* Required task *
The lines to print start at the one containing "Write a Python" and end at the one containing "488, 457, 508]"; print them exactly, ends included, and only them.

* Stored data *

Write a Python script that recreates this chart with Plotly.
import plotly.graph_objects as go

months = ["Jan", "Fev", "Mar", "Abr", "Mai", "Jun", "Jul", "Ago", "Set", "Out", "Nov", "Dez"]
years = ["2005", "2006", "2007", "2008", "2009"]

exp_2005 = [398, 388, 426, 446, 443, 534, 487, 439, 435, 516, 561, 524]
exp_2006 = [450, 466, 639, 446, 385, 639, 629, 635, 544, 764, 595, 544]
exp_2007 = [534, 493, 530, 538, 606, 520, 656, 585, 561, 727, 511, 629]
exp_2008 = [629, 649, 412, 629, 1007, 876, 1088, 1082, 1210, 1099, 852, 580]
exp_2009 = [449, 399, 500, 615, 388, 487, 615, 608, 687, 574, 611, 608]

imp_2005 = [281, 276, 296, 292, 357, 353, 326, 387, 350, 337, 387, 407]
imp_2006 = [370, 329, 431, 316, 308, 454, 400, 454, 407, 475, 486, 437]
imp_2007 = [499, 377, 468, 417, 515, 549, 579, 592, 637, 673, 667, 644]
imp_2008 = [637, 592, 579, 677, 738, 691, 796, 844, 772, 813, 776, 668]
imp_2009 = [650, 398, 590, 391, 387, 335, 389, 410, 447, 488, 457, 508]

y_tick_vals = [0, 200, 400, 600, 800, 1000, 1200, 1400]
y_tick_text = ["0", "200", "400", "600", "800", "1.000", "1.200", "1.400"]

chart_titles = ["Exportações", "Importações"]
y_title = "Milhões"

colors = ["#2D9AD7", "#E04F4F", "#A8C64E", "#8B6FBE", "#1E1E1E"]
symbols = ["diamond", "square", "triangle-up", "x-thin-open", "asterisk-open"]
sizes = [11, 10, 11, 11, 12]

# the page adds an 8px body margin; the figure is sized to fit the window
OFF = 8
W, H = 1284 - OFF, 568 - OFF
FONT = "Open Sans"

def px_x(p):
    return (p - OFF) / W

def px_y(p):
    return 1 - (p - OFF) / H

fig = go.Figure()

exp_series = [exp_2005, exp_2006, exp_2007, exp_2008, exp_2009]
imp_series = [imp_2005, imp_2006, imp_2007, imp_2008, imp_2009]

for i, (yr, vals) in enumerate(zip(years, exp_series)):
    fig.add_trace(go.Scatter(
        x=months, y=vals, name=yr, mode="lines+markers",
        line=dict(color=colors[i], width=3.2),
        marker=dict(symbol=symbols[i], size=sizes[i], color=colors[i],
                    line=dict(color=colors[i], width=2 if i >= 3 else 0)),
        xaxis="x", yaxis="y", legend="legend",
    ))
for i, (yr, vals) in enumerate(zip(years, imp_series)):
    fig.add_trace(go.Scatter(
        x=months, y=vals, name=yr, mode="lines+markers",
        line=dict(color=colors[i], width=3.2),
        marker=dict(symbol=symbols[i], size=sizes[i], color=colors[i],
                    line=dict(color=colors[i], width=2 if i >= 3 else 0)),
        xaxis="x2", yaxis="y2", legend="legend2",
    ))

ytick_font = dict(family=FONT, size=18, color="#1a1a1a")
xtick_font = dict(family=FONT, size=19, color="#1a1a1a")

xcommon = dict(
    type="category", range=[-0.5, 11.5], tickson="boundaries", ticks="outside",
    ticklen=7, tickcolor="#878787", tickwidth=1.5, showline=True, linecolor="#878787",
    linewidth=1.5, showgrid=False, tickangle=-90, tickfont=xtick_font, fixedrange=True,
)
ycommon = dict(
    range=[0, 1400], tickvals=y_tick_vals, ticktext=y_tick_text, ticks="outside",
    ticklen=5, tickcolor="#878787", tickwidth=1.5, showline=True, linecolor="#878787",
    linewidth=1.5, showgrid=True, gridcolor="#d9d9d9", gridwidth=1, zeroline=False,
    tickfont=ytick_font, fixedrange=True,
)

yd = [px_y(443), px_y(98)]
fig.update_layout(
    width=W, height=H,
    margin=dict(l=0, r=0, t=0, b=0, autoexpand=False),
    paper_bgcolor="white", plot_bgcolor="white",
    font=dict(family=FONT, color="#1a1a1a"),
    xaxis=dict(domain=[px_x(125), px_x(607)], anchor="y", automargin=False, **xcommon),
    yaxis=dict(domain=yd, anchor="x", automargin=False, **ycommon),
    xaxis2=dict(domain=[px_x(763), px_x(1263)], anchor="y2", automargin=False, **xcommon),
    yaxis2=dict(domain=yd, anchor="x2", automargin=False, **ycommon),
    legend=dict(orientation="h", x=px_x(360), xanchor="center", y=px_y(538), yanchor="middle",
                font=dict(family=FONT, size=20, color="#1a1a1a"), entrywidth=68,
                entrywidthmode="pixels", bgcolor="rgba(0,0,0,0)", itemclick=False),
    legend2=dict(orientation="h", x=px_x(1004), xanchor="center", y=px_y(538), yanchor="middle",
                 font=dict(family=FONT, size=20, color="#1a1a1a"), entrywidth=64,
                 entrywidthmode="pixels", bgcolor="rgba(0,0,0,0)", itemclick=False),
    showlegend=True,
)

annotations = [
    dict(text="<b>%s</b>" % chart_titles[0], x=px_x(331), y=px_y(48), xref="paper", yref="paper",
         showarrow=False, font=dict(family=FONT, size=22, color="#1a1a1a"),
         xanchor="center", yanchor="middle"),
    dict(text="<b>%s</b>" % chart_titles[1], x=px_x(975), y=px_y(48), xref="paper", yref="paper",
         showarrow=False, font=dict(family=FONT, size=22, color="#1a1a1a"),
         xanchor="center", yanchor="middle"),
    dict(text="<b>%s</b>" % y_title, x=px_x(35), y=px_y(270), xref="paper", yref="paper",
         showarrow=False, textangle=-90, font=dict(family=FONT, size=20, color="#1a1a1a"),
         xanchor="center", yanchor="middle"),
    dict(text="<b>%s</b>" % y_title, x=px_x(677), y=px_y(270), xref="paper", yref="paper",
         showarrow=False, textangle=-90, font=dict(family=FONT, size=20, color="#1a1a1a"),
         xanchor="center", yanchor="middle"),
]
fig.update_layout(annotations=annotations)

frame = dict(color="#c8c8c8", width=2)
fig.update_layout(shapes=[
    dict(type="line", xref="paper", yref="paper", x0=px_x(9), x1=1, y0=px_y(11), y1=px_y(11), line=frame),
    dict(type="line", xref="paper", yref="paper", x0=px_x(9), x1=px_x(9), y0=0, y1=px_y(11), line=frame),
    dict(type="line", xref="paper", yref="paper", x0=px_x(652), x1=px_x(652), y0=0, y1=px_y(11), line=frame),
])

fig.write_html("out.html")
* * *
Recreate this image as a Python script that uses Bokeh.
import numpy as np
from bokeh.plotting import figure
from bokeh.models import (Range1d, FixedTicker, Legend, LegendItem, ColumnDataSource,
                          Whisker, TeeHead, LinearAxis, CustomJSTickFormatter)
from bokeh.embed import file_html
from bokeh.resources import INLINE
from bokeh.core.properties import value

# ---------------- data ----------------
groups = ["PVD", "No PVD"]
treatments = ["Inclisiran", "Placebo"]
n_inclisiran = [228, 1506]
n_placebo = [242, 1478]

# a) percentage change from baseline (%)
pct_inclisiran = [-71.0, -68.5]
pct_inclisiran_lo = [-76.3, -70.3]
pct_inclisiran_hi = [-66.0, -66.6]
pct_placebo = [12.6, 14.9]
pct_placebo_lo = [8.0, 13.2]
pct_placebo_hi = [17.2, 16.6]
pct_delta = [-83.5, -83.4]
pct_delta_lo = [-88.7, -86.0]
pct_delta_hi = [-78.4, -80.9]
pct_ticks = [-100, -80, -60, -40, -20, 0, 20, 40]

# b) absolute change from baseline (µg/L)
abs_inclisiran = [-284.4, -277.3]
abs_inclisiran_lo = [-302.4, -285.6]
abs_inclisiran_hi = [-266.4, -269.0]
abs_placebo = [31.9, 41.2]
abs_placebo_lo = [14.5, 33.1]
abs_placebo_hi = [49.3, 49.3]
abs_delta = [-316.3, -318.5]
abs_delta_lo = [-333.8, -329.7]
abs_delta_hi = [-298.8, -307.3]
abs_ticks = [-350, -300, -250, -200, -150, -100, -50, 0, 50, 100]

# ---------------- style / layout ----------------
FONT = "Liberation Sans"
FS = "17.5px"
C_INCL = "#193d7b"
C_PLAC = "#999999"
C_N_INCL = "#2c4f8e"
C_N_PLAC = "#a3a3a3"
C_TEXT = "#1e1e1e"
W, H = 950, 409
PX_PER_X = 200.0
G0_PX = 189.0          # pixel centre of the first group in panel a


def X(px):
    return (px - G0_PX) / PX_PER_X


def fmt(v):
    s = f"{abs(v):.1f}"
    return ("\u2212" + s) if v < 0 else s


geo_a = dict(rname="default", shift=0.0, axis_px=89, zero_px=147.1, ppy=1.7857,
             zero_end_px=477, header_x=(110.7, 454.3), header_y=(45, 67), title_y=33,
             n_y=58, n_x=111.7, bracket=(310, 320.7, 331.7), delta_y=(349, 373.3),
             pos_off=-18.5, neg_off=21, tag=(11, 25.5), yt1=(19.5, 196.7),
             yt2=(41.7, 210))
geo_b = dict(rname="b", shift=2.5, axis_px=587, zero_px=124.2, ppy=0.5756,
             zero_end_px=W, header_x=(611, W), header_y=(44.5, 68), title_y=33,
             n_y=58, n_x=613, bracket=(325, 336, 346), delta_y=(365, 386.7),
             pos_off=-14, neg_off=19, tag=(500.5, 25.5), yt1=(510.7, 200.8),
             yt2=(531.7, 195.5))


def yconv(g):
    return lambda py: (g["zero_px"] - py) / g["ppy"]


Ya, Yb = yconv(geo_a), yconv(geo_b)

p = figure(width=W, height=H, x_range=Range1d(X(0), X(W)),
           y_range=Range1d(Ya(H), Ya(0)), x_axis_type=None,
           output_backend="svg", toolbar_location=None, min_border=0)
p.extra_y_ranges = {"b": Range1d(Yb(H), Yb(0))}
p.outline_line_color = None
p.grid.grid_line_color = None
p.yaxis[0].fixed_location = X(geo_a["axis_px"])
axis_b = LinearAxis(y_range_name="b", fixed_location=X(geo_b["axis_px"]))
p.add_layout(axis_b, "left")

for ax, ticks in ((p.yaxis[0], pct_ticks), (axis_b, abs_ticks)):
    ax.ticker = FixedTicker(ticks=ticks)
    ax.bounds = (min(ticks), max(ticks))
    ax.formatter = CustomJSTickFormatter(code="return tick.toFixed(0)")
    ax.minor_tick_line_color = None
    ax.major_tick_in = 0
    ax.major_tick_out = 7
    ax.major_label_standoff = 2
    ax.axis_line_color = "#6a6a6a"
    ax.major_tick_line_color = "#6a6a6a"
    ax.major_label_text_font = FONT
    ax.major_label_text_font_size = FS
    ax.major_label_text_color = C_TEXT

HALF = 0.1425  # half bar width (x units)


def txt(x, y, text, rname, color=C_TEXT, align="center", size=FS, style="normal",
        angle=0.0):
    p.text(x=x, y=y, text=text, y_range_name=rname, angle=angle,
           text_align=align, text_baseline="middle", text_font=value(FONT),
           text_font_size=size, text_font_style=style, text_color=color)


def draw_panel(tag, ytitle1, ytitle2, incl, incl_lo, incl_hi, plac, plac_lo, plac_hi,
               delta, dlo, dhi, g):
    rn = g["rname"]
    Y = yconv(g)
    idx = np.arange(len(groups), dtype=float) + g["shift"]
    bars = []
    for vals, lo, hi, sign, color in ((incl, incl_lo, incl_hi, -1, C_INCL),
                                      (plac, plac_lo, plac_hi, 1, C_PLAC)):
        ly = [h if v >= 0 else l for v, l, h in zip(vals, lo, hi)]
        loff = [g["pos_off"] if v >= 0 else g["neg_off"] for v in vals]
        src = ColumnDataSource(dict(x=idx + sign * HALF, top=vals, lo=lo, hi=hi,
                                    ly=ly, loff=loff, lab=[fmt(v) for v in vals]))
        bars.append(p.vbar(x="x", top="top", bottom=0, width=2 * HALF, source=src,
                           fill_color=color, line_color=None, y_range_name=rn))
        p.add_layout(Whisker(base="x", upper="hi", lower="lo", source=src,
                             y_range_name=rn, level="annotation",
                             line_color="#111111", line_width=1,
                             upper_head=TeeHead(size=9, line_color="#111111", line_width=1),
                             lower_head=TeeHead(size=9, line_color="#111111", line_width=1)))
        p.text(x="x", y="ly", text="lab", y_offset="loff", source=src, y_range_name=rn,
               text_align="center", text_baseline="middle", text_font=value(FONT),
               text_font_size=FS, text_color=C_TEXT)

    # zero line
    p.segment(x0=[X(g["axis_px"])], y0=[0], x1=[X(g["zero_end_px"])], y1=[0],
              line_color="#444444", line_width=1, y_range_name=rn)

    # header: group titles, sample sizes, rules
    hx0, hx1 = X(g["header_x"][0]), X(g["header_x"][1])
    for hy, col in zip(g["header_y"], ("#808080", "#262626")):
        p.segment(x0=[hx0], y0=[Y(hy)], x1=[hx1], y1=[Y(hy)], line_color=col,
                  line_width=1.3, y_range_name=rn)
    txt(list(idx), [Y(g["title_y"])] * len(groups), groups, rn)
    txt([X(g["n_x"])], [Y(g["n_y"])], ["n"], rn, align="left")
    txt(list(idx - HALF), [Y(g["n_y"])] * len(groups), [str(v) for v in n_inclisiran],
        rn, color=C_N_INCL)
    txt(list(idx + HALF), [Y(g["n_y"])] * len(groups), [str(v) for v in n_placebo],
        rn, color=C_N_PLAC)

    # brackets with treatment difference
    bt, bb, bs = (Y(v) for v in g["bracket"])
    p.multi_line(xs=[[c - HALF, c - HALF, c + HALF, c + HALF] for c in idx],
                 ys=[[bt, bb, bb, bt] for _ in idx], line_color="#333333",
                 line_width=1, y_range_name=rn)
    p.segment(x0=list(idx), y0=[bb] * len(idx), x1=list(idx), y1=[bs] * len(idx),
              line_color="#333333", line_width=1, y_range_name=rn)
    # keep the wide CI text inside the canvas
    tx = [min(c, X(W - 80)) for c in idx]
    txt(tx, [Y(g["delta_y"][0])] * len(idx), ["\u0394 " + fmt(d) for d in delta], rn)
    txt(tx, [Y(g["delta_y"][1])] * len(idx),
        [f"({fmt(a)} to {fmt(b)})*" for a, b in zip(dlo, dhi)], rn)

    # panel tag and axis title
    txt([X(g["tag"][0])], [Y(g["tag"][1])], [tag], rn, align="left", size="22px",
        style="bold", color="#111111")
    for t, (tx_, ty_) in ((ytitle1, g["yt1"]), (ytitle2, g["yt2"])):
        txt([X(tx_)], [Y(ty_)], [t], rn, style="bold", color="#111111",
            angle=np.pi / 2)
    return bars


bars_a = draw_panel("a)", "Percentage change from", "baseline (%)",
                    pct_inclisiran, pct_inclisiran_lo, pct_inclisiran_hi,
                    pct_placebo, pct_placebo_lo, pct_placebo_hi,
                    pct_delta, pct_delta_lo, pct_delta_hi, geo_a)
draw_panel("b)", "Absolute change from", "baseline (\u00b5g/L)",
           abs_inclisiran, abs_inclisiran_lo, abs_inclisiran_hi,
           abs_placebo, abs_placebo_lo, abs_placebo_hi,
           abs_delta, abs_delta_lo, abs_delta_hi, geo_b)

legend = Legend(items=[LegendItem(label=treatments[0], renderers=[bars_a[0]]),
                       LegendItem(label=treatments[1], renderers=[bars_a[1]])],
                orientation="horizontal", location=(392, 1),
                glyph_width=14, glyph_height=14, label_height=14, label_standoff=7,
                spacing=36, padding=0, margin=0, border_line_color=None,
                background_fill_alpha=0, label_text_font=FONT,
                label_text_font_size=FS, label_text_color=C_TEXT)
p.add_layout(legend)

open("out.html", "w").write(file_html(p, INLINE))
...
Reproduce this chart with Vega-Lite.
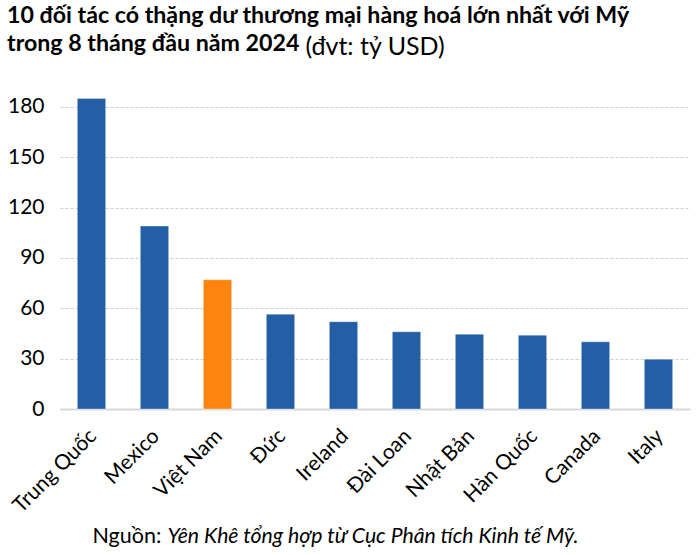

* Reply *
Write a Python script that recreates this chart with Plotly.
import plotly.graph_objects as go

months = ["Jan", "Fev", "Mar", "Abr", "Mai", "Jun", "Jul", "Ago", "Set", "Out", "Nov", "Dez"]
years = ["2005", "2006", "2007", "2008", "2009"]

exp_2005 = [398, 388, 426, 446, 443, 534, 487, 439, 435, 516, 561, 524]
exp_2006 = [450, 466, 639, 446, 385, 639, 629, 635, 544, 764, 595, 544]
exp_2007 = [534, 493, 530, 538, 606, 520, 656, 585, 561, 727, 511, 629]
exp_2008 = [629, 649, 412, 629, 1007, 876, 1088, 1082, 1210, 1099, 852, 580]
exp_2009 = [449, 399, 500, 615, 388, 487, 615, 608, 687, 574, 611, 608]

imp_2005 = [281, 276, 296, 292, 357, 353, 326, 387, 350, 337, 387, 407]
imp_2006 = [370, 329, 431, 316, 308, 454, 400, 454, 407, 475, 486, 437]
imp_2007 = [499, 377, 468, 417, 515, 549, 579, 592, 637, 673, 667, 644]
imp_2008 = [637, 592, 579, 677, 738, 691, 796, 844, 772, 813, 776, 668]
imp_2009 = [650, 398, 590, 391, 387, 335, 389, 410, 447, 488, 457, 508]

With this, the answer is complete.